Art biennials pose the question of an aesthetic tour d'horizon that they represent. Rather than resolve the aporias of the theory of art - such as representation vs. reality, artworks vs. merchandise, artist vs. laborer -, art biennials lead to concentration of genres, events, and scenes. Such a situation throws the epistemological question that one might address to them upon themselves to turn these into self-reflexive ethnographies of flanerie, part theoretical and part aesthetic. The plane of discussion shifts into a space between philosophy and aesthetics. This is where the more enigmatic figures of German theorists of modenity, such as Simmel, Kracauer, and Benjamin, might have lines of connection with the philosophy of aesthetics of Mario Perniola.

Taken more concretely, art biennials invite exploration of the aesthetical situation of the time and place of their appearance. Visiting artists and curators increase the contrasts between works, places and imaginaries that in their meeting points create interpretive highlights that give guidepoints to narratives that connect philosophy and aesthetics. The events, cities, and artworks of art biennials self-reflexively relate to modernity as a topic of constant discussion taking place without a hope for a definitive resolution. The previous attempts at theoretical closures of the problematique of modernity - be they sociological or art historical -, appear singularly dated to the time and place of their appearance. The repetition of the questions of what is modern, what does it mean to be modern, and what relation modernity has with the present moment and a particular place relativizes the difference that previous theoretical constructions aiming to definitely answer these questions could claim for themselves as unique moments in their intellectual history. These questions seems to be trapped in the space between philosophy and aesthetics where art biennials explore both the possibilities of repretition and of difference.

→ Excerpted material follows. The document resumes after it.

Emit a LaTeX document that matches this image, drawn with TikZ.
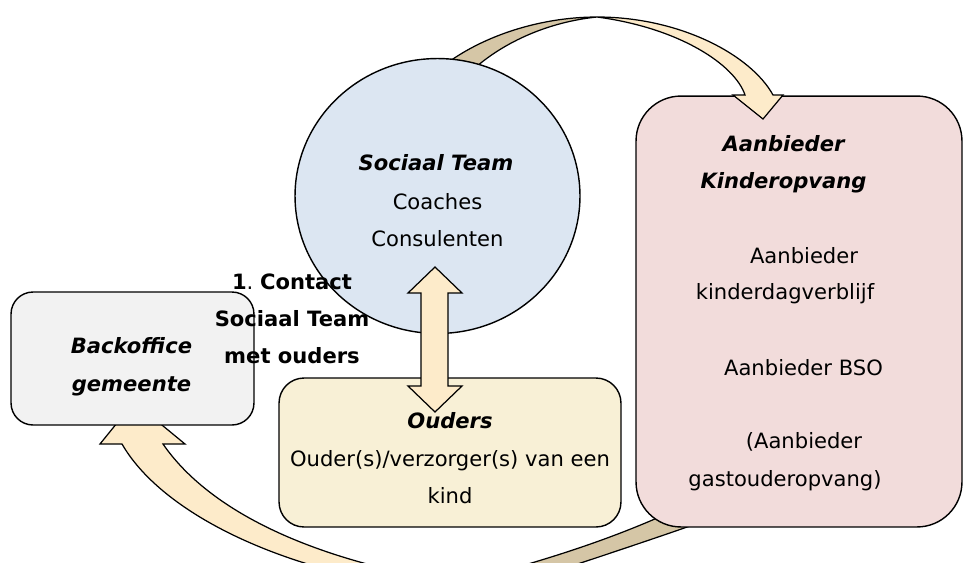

A not uncommon junction between art biennials and art museums, whether through a series of events working around a set of pre-existing architectural spaces or as a development towards the erection of their respective built environments, feeds upon the tension that defines the relations between modernity and cities, art and society, and ethics and aesthetics. Allowing both for aesthetic and philosophical treatments these relations become activated whenever a museum becomes an architectural metaphore for a city, whenever a cultural event tests the boundaries between representation and reality, and whenever a city becomes a site for aesthetic exploration of its identity and difference. Art biennials occur at the intersection of various media, discourses, and spaces where these tensions, relations and questions play out.